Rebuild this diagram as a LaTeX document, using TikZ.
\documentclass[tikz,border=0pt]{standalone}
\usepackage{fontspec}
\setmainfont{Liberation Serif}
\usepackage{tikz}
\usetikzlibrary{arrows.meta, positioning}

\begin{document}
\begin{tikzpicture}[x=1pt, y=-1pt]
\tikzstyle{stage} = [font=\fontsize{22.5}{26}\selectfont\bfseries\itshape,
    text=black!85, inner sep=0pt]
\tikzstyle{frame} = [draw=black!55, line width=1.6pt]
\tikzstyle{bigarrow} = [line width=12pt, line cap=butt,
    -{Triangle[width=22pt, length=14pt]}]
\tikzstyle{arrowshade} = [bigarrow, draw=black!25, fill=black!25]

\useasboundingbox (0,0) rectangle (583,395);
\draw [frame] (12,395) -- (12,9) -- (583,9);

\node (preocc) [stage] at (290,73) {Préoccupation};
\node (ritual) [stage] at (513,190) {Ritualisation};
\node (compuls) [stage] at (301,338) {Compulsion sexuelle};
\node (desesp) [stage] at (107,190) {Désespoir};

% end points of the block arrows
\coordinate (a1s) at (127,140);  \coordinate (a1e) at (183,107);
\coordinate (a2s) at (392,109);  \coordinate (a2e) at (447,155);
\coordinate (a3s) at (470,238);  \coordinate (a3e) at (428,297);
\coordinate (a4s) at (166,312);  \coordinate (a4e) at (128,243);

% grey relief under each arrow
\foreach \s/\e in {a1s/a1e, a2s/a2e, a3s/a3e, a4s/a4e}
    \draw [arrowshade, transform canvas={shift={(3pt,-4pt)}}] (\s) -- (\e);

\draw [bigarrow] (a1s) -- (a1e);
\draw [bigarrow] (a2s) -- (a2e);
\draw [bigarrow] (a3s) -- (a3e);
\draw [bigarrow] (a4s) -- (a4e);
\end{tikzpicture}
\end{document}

:::::

**DESCRIPTION OF THE TASK:** From the first line of the listing above to the line with "(desesp) [stage] at", please transcribe each line exactly, both ends included, and nothing beyond that.

**WORKED SOLUTION:**
Rebuild this diagram as a LaTeX document, using TikZ.
\documentclass[tikz,border=0pt]{standalone}
\usepackage{fontspec}
\setmainfont{Liberation Serif}
\usepackage{tikz}
\usetikzlibrary{arrows.meta, positioning}

\begin{document}
\begin{tikzpicture}[x=1pt, y=-1pt]
\tikzstyle{stage} = [font=\fontsize{22.5}{26}\selectfont\bfseries\itshape,
    text=black!85, inner sep=0pt]
\tikzstyle{frame} = [draw=black!55, line width=1.6pt]
\tikzstyle{bigarrow} = [line width=12pt, line cap=butt,
    -{Triangle[width=22pt, length=14pt]}]
\tikzstyle{arrowshade} = [bigarrow, draw=black!25, fill=black!25]

\useasboundingbox (0,0) rectangle (583,395);
\draw [frame] (12,395) -- (12,9) -- (583,9);

\node (preocc) [stage] at (290,73) {Préoccupation};
\node (ritual) [stage] at (513,190) {Ritualisation};
\node (compuls) [stage] at (301,338) {Compulsion sexuelle};
\node (desesp) [stage] at (107,190) {Désespoir};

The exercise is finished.